Loin de la vitrine nationale qu’est le Salon de l’agriculture à Paris, des dizaines de « contre-salons » ont lieu au cœur des fermes partout en France. Les acteurs du monde paysan s’y rencontrent pour partager et débattre. A Gordes (84), Bleu Tomate a suivi le Salon à la Ferme des Vaches du Luberon.
Elles arborent une belle robe grise et des cornes magnifiques, comme on n’en voit plus guère dans les troupeaux. Les vaches d’Allan Sorriaux sont des Gasconnes des Pyrénées. Rustiques, douées d’une grande capacité d’adaptation, elles se sont fait leur place dans la plaine de Gordes. Nous sommes au pied des Monts de Vaucluse, en plein Parc naturel régional du Luberon.

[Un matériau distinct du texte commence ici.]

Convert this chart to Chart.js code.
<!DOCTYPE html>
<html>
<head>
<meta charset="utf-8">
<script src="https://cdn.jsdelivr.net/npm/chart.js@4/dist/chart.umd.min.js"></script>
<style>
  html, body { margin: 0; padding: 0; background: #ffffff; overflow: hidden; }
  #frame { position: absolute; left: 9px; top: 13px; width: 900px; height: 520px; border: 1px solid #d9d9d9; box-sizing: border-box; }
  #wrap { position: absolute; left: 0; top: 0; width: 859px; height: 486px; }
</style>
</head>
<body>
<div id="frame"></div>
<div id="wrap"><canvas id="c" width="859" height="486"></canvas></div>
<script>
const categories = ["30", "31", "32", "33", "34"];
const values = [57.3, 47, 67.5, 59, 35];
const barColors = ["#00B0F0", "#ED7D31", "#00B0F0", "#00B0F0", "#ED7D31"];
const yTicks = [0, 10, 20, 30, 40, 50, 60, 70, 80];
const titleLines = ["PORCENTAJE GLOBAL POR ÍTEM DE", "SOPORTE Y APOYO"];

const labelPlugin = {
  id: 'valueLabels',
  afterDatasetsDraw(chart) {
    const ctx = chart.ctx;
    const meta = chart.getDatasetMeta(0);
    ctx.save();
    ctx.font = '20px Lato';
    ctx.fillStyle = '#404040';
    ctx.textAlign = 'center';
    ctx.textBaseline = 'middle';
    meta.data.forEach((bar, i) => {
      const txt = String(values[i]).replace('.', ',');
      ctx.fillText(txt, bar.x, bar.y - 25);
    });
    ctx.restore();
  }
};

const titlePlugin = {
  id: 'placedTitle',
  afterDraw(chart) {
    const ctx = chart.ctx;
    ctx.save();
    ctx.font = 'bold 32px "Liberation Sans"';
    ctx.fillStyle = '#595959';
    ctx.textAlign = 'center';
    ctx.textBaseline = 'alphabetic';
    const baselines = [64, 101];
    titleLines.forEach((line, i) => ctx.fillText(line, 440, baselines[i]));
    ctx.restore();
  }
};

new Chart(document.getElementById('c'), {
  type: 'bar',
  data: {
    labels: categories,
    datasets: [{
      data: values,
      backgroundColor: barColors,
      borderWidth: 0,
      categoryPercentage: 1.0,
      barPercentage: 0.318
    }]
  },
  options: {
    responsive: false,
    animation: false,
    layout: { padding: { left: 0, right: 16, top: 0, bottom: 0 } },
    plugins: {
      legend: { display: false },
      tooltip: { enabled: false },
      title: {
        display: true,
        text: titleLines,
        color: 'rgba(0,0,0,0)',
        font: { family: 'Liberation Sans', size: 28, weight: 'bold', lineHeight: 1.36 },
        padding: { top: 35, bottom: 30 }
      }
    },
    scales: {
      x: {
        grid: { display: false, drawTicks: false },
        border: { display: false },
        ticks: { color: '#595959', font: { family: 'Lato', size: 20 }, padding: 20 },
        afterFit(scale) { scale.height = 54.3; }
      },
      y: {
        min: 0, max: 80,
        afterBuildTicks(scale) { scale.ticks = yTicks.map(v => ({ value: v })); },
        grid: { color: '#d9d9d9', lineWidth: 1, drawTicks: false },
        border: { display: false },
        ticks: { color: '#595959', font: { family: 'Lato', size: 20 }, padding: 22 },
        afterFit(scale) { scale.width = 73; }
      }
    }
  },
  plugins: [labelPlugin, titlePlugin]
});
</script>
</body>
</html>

Début mars, elles seront dehors et reprendront leurs balades sur les terres du village et aussi à Goult et Roussillon, les communes voisines. « Dans un rayon de 5 à 6 km, on fait tout à pied. Les ruminants, ça mange de l’herbe, pas des céréales », explique Allan Sorriaux, l’éleveur « grandi au cul des vaches dans les Alpes », comme il se présente lui-même. De juin à novembre, le troupeau -de plus de 70 têtes- transhume dans les Alpes de Haute Provence.
Énergie et protéines
Un système 100% herbager, donc. Sur 110 hectares, 60 fournissent du fourrage, le reste accueille le parcours des animaux. « Je suis très vigilant à équilibrer l’apport entre énergie et protéines » précise Allan à la vingtaine de personnes en visite pour ce Salon à la Ferme. Sainfoin, trèfle, graminées coupés à un moment bien précis font le régal des Gasconnes. Le jeune éleveur est en deuxième année de conversion bio. Il valorise toute sa viande en direct, auprès de particuliers, de restaurateurs et aussi de bouchers.

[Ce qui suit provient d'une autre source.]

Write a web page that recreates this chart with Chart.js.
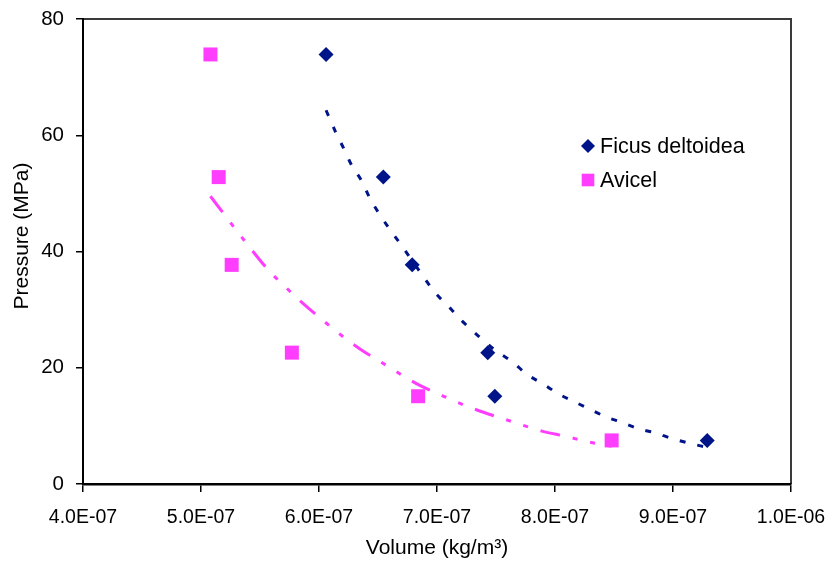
<!DOCTYPE html>
<html>
<head>
<meta charset="utf-8">
<script src="https://cdn.jsdelivr.net/npm/chart.js@4.4.1/dist/chart.umd.min.js"></script>
<style>
    html, body { margin: 0; padding: 0; background: #fff; }
    #wrap { width: 835px; height: 561px; }
</style>
</head>
<body>
<div id="wrap"><canvas id="pressureChart" width="835" height="561"></canvas></div>
<script>
// Compaction data: volume (kg/m3) vs applied pressure (MPa)
const seriesNames = ["Ficus deltoidea", "Avicel"];

const ficusVolume = [6.06e-7, 6.545e-7, 6.79e-7, 7.43e-7, 7.49e-7, 9.29e-7];
const ficusPressure = [73.9, 52.8, 37.7, 22.6, 15.1, 7.5];

const avicelVolume = [5.08e-7, 5.15e-7, 5.26e-7, 5.77e-7, 6.84e-7, 8.48e-7];
const avicelPressure = [73.9, 52.8, 37.7, 22.6, 15.1, 7.5];

// trend lines (exponential fit curves)
const ficusTrendVolume = [6.06e-7, 6.14e-7, 6.21e-7, 6.28e-7, 6.36e-7, 6.43e-7, 6.51e-7, 6.59e-7, 6.69e-7,
    6.88e-7, 6.98e-7, 7.10e-7, 7.22e-7, 7.36e-7, 7.50e-7, 7.64e-7, 7.76e-7, 7.90e-7, 8.03e-7,
    8.17e-7, 8.31e-7, 8.44e-7, 8.58e-7, 8.71e-7, 8.85e-7, 8.98e-7, 9.12e-7, 9.29e-7];
const ficusTrendPressure = [64.3, 60.6, 57.7, 54.7, 52.2, 49.2, 46.5, 44.1, 41.3,
    35.8, 33.0, 30.5, 27.9, 25.3, 22.9, 21.0, 18.9, 17.2, 15.5,
    14.1, 12.7, 11.5, 10.5, 9.5, 8.8, 7.9, 7.1, 6.3];

const avicelTrendVolume = [5.08e-7, 5.20e-7, 5.39e-7, 5.58e-7, 5.70e-7, 5.84e-7, 6.09e-7, 6.22e-7, 6.35e-7,
    6.62e-7, 6.73e-7, 6.85e-7, 6.99e-7, 7.25e-7, 7.61e-7, 7.89e-7, 8.09e-7, 8.29e-7, 8.48e-7];
const avicelTrendPressure = [49.5, 46.3, 41.3, 36.6, 34.2, 31.5, 27.2, 25.1, 23.2,
    19.8, 18.4, 17.0, 15.7, 13.4, 10.9, 9.1, 8.2, 7.2, 6.5];

const xTicks = [4e-7, 5e-7, 6e-7, 7e-7, 8e-7, 9e-7, 1e-6];
const yTicks = [0, 20, 40, 60, 80];
const yTitle = 'Pressure (MPa)';

const NAVY = '#001489';
const PINK = '#ff3dff';
const FONT = "'Liberation Sans', Arial, sans-serif";

const toPoints = (xs, ys) => xs.map((x, i) => ({ x: x, y: ys[i] }));

// 4.0E-07 style labels
const sciLabel = (v) => {
    const [m, e] = Number(v).toExponential(1).split('e');
    const n = parseInt(e, 10);
    return m + 'E' + (n < 0 ? '-' : '+') + String(Math.abs(n)).padStart(2, '0');
};

// frame on the top and right of the plot area
const plotFrame = {
    id: 'plotFrame',
    beforeDraw(chart) {
        const { ctx, chartArea: a } = chart;
        ctx.save();
        ctx.strokeStyle = '#3a3a3a';
        ctx.lineWidth = 2;
        ctx.beginPath();
        ctx.moveTo(a.left, a.top);
        ctx.lineTo(a.right, a.top);
        ctx.lineTo(a.right, a.bottom);
        ctx.stroke();
        ctx.restore();
    }
};

// rotated y axis title, sitting a little above the middle of the axis
const yAxisTitle = {
    id: 'yAxisTitle',
    afterDraw(chart) {
        const { ctx, chartArea: a } = chart;
        ctx.save();
        ctx.translate(22, a.top + 217);
        ctx.rotate(-Math.PI / 2);
        ctx.font = '21px ' + FONT;
        ctx.fillStyle = '#000';
        ctx.textAlign = 'center';
        ctx.textBaseline = 'middle';
        ctx.fillText(yTitle, 0, 0);
        ctx.restore();
    }
};

// legend sits inside the plot, upper right
const insideLegend = {
    id: 'insideLegend',
    afterDraw(chart) {
        const { ctx, chartArea: a } = chart;
        const mx = a.right - 203;
        const rows = [
            { label: seriesNames[0], color: NAVY, shape: 'diamond', y: a.top + 127 },
            { label: seriesNames[1], color: PINK, shape: 'square', y: a.top + 161 }
        ];
        ctx.save();
        ctx.font = '21.5px ' + FONT;
        ctx.textBaseline = 'middle';
        ctx.textAlign = 'left';
        rows.forEach(r => {
            ctx.fillStyle = r.color;
            ctx.beginPath();
            if (r.shape === 'diamond') {
                ctx.moveTo(mx, r.y - 7);
                ctx.lineTo(mx + 7, r.y);
                ctx.lineTo(mx, r.y + 7);
                ctx.lineTo(mx - 7, r.y);
                ctx.closePath();
            } else {
                ctx.rect(mx - 6.3, r.y - 6.3, 12.6, 12.6);
            }
            ctx.fill();
            ctx.fillStyle = '#000';
            ctx.fillText(r.label, mx + 12, r.y + 1);
        });
        ctx.restore();
    }
};

const ctx = document.getElementById('pressureChart').getContext('2d');
new Chart(ctx, {
    type: 'scatter',
    data: {
        datasets: [
            {
                label: seriesNames[0],
                data: toPoints(ficusVolume, ficusPressure),
                pointStyle: 'rectRot',
                pointRadius: 7.5,
                backgroundColor: NAVY,
                borderColor: NAVY,
                borderWidth: 0,
                order: 1
            },
            {
                label: seriesNames[1],
                data: toPoints(avicelVolume, avicelPressure),
                pointStyle: 'rect',
                pointRadius: 9.9,
                backgroundColor: PINK,
                borderColor: PINK,
                borderWidth: 0,
                order: 1
            },
            {
                label: 'Ficus trend',
                data: toPoints(ficusTrendVolume, ficusTrendPressure),
                showLine: true,
                pointRadius: 0,
                borderColor: NAVY,
                borderWidth: 3,
                borderDash: [6, 12],
                cubicInterpolationMode: 'monotone',
                order: 2
            },
            {
                label: 'Avicel trend',
                data: toPoints(avicelTrendVolume, avicelTrendPressure),
                showLine: true,
                pointRadius: 0,
                borderColor: PINK,
                borderWidth: 3,
                borderDash: [20, 13, 5, 13, 5, 13],
                cubicInterpolationMode: 'monotone',
                order: 2
            }
        ]
    },
    options: {
        responsive: false,
        animation: false,
        devicePixelRatio: 1,
        layout: { padding: { top: 19, right: 44, left: 0, bottom: 0 } },
        plugins: {
            legend: { display: false },
            tooltip: { enabled: false }
        },
        scales: {
            x: {
                type: 'linear',
                min: xTicks[0],
                max: xTicks[xTicks.length - 1],
                afterFit: (scale) => {
                    scale.height = 77;
                    scale.paddingLeft = 0;
                    scale.paddingRight = 0;
                },
                afterBuildTicks: (scale) => { scale.ticks = xTicks.map(v => ({ value: v })); },
                border: { color: '#000', width: 2.5 },
                grid: { drawOnChartArea: false, color: '#000', lineWidth: 1.5, tickLength: 8 },
                ticks: {
                    color: '#000',
                    font: { family: FONT, size: 19.5 },
                    padding: 14,
                    maxRotation: 0,
                    callback: (v) => sciLabel(v)
                },
                title: {
                    display: true,
                    text: 'Volume (kg/m³)',
                    color: '#000',
                    font: { family: FONT, size: 21 },
                    padding: { top: 0, bottom: 0 }
                }
            },
            y: {
                min: yTicks[0],
                max: yTicks[yTicks.length - 1],
                afterFit: (scale) => {
                    scale.width = 83;
                    scale.paddingTop = 0;
                    scale.paddingBottom = 0;
                },
                afterBuildTicks: (scale) => { scale.ticks = yTicks.map(v => ({ value: v })); },
                border: { color: '#000', width: 2 },
                grid: { drawOnChartArea: false, color: '#000', lineWidth: 1.5, tickLength: 7 },
                ticks: {
                    color: '#000',
                    font: { family: FONT, size: 20.5 },
                    padding: 12
                },
                title: { display: false }
            }
        }
    },
    plugins: [plotFrame, yAxisTitle, insideLegend]
});
</script>
</body>
</html>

Allan Sorriaux, passionné, consacre tout son temps à ses bêtes. Et la Ferme des Vaches du Luberon tourne bien. Lui qui s’est lancé avec 5 vaches et une petite caravane il y a sept ans peut se permettre aujourd’hui d’investir un peu chaque année. Le principal problème pour lui, avec le changement climatique, est celui de l’accès au foncier, rendu impossible par la hauteur des prix.
Quelle autonomie alimentaire ?
Une préoccupation partagée par l’ensemble des visiteurs du jour. Ils sont apiculteurs, éleveurs de brebis, de chèvres ou de volaille, maraîchers ou encore simples particuliers intéressés par le débat. Ils sont venus échanger sur le thème de l’autonomie alimentaire des troupeaux. A l’initiative du Salon à la Ferme, la Confédération paysanne, l’Adear (Association pour le développement de l’emploi agricole et rural) et l’association des Ami.es de la Confédération paysanne.

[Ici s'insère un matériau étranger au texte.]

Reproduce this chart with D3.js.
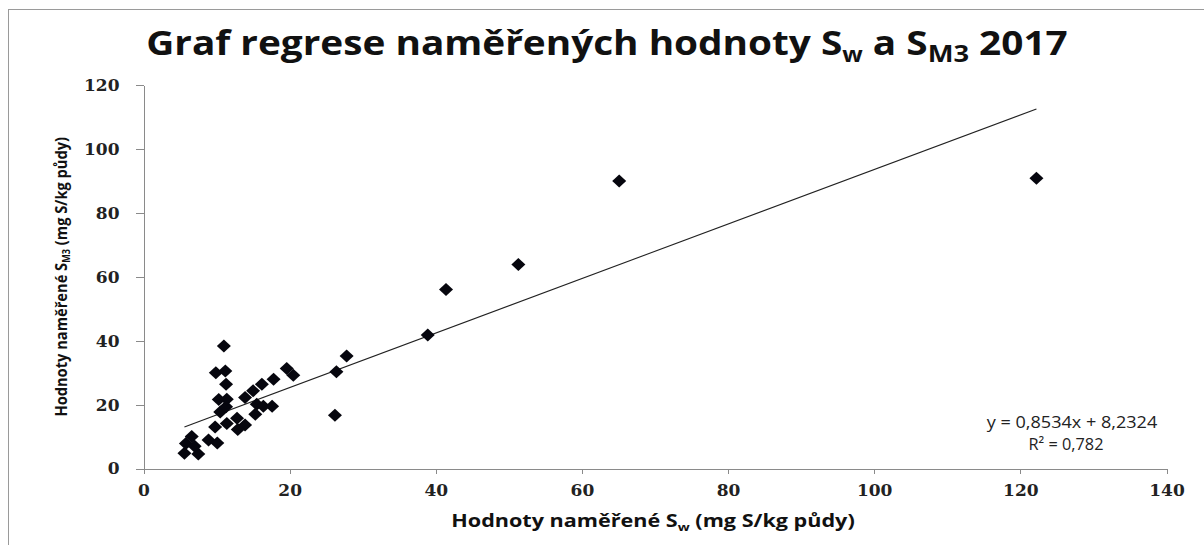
<html>
  <head>
    <meta charset="utf-8">
    <title>Graf regrese</title>
  </head>
  <style>
    body { margin: 0; background: #fff; }
    .axis path,
    .axis line {
      fill: none;
      stroke: #8a8a8a;
      shape-rendering: crispEdges;
    }
    .axis text {
      font-family: "DejaVu Serif", serif;
      font-weight: bold;
      font-size: 17px;
      fill: #222;
    }
    .title {
      font-family: "Open Sans", sans-serif;
      font-weight: bold;
      fill: #111;
    }
    .lbl {
      font-family: "Open Sans", sans-serif;
      font-weight: bold;
      fill: #111;
    }
    .eq {
      font-family: "Open Sans", sans-serif;
      font-size: 17px;
      fill: #222;
    }
  </style>
  <body>
    <div id="chart"></div>
    <script src="https://cdn.jsdelivr.net/npm/d3@7/dist/d3.min.js"></script>
    <script>

      // measured values: S_w (x) and S_M3 (y), mg S/kg půdy
      var sw  = [5.6, 7.5, 5.8, 6.6, 7.0, 8.9, 10.1, 9.8, 11.4, 12.8, 13.9, 12.9,
                 10.5, 11.3, 10.3, 11.4, 11.3, 9.9, 11.2, 11.0,
                 13.9, 15.0, 16.2, 17.8, 15.5, 16.4, 17.6, 15.3,
                 19.6, 20.5, 26.4, 27.8, 26.2,
                 38.9, 41.4, 51.3, 65.1, 122.2];
      var sm3 = [4.8, 4.5, 7.8, 10.0, 7.0, 8.9, 8.0, 13.0, 14.1, 15.7, 13.6, 12.2,
                 17.7, 19.3, 21.6, 21.7, 26.4, 30.0, 30.5, 38.3,
                 22.2, 24.3, 26.4, 27.9, 20.1, 19.5, 19.5, 17.0,
                 31.3, 29.2, 30.3, 35.2, 16.7,
                 41.8, 56.0, 63.8, 90.0, 90.8];

      // linear trendline as reported in the chart
      var slope     = 0.8534,
          intercept = 8.2324,
          r2label   = "0,782";

      var xTicks = [0, 20, 40, 60, 80, 100, 120, 140],
          yTicks = [0, 20, 40, 60, 80, 100, 120];

      var data = sw.map(function(v, i){ return {x: v, y: sm3[i]}; });

      var W = 1204, H = 545;

      var x = d3.scaleLinear().domain([0, 140]).range([143.5, 1166.5]);
      var y = d3.scaleLinear().domain([0, 120]).range([468.5, 85]);

      var svg = d3.select("#chart").append("svg")
                  .attr("width", W)
                  .attr("height", H);

      // outer chart border (right and bottom sit outside the picture)
      svg.append("rect")
         .attr("x", 8.5).attr("y", 9.5)
         .attr("width", 1220).attr("height", 560)
         .attr("fill", "none")
         .attr("stroke", "#9a9a9a");

      var gX = svg.append("g")
                  .attr("class", "x axis")
                  .attr("transform", "translate(0," + y(0) + ")")
                  .call(d3.axisBottom(x).tickValues(xTicks).tickSize(5).tickPadding(10).tickSizeOuter(0));

      var gY = svg.append("g")
                  .attr("class", "y axis")
                  .attr("transform", "translate(" + x(0) + ",0)")
                  .call(d3.axisLeft(y).tickValues(yTicks).tickSize(8).tickPadding(16).tickSizeOuter(0));

      // trendline over the range of the data
      var xr = d3.extent(data, function(d){ return d.x; });
      svg.append("line")
         .attr("x1", x(xr[0])).attr("y1", y(slope * xr[0] + intercept))
         .attr("x2", x(xr[1])).attr("y2", y(slope * xr[1] + intercept))
         .attr("stroke", "#222")
         .attr("stroke-width", 1.1);

      svg.append("g").selectAll("path")
         .data(data)
         .enter().append("path")
         .attr("d", "M0,-6.5L7,0L0,6.5L-7,0Z")
         .attr("fill", "#06060e")
         .attr("transform", function(d){ return "translate(" + x(d.x) + "," + y(d.y) + ")"; });

      // stretch a centred text horizontally to a wanted width (the original is a stretched image)
      function fit(sel, cx, cy, w, rot) {
        var bw = sel.node().getBBox().width;
        sel.attr("transform", "translate(" + cx + "," + cy + ")" + (rot ? " rotate(" + rot + ")" : "") +
                              " scale(" + (w / bw) + ",1)");
      }

      /*
        title and axis titles
      */
      var t = svg.append("text")
                 .attr("class", "title")
                 .attr("text-anchor", "middle")
                 .style("font-size", "34px");
      t.append("tspan").text("Graf regrese naměřených hodnoty S");
      t.append("tspan").attr("dy", 7).style("font-size", "21px").text("w");
      t.append("tspan").attr("dy", -7).text(" a S");
      t.append("tspan").attr("dy", 7).style("font-size", "24px").text("M3");
      t.append("tspan").attr("dy", -7).text(" 2017");
      fit(t, 607, 55, 922);

      var xl = svg.append("text")
                  .attr("class", "lbl")
                  .attr("text-anchor", "middle")
                  .style("font-size", "17px");
      xl.append("tspan").text("Hodnoty naměřené S");
      xl.append("tspan").attr("dy", 4).style("font-size", "11px").text("w");
      xl.append("tspan").attr("dy", -4).text(" (mg S/kg půdy)");
      fit(xl, 653, 527, 404);

      var yl = svg.append("text")
                  .attr("class", "lbl")
                  .attr("text-anchor", "middle")
                  .style("font-size", "16px");
      yl.append("tspan").text("Hodnoty naměřené S");
      yl.append("tspan").attr("dy", 3).style("font-size", "10px").text("M3");
      yl.append("tspan").attr("dy", -3).text(" (mg S/kg půdy)");
      fit(yl, 67, (y(0) + y(120)) / 2, 280, -90);

      var eq1 = svg.append("text").attr("class", "eq")
         .attr("text-anchor", "middle")
         .text("y = " + String(slope).replace(".", ",") + "x + " + String(intercept).replace(".", ","));
      fit(eq1, 1072, 428, 171);
      var eq2 = svg.append("text").attr("class", "eq")
         .attr("text-anchor", "middle")
         .text("R² = " + r2label);
      fit(eq2, 1066, 450, 75);

    </script>
  </body>
</html>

La plupart des participants sont confrontés à la question du prix de foncier. Samantha, éleveuse de poules à Cabrières d’Avignon, commune voisine, doit acheter leur nourriture bien loin d’ici. Elle souhaiterait pouvoir la produire, si elle avait des terres. Tous s’accordent à réclamer que l’accès au foncier leur soit facilité. Et dénoncent le fait qu’il serve plutôt à des placements purement financiers comme c’est souvent le cas dans la région.
Les discours sont à la relocalisation de l’agriculture. Mais les troupeaux vont-ils trouver assez de terre à pâturer, et de fourrage ? Parmi les solutions, une idée est unanimement reprise : la solidarité. Un peu disparue dans le monde rural -se désolent les participants-, elle pourrait bien faciliter les choses. Tel agriculteur pourrait se diversifier en semant des légumineuses, fournir localement du fourrage, donc organiser des rotations de culture. Des systèmes qui nécessitent qu’éleveurs et agriculteurs se rencontrent et s’organisent, encore plus et mieux qu’aujourd’hui.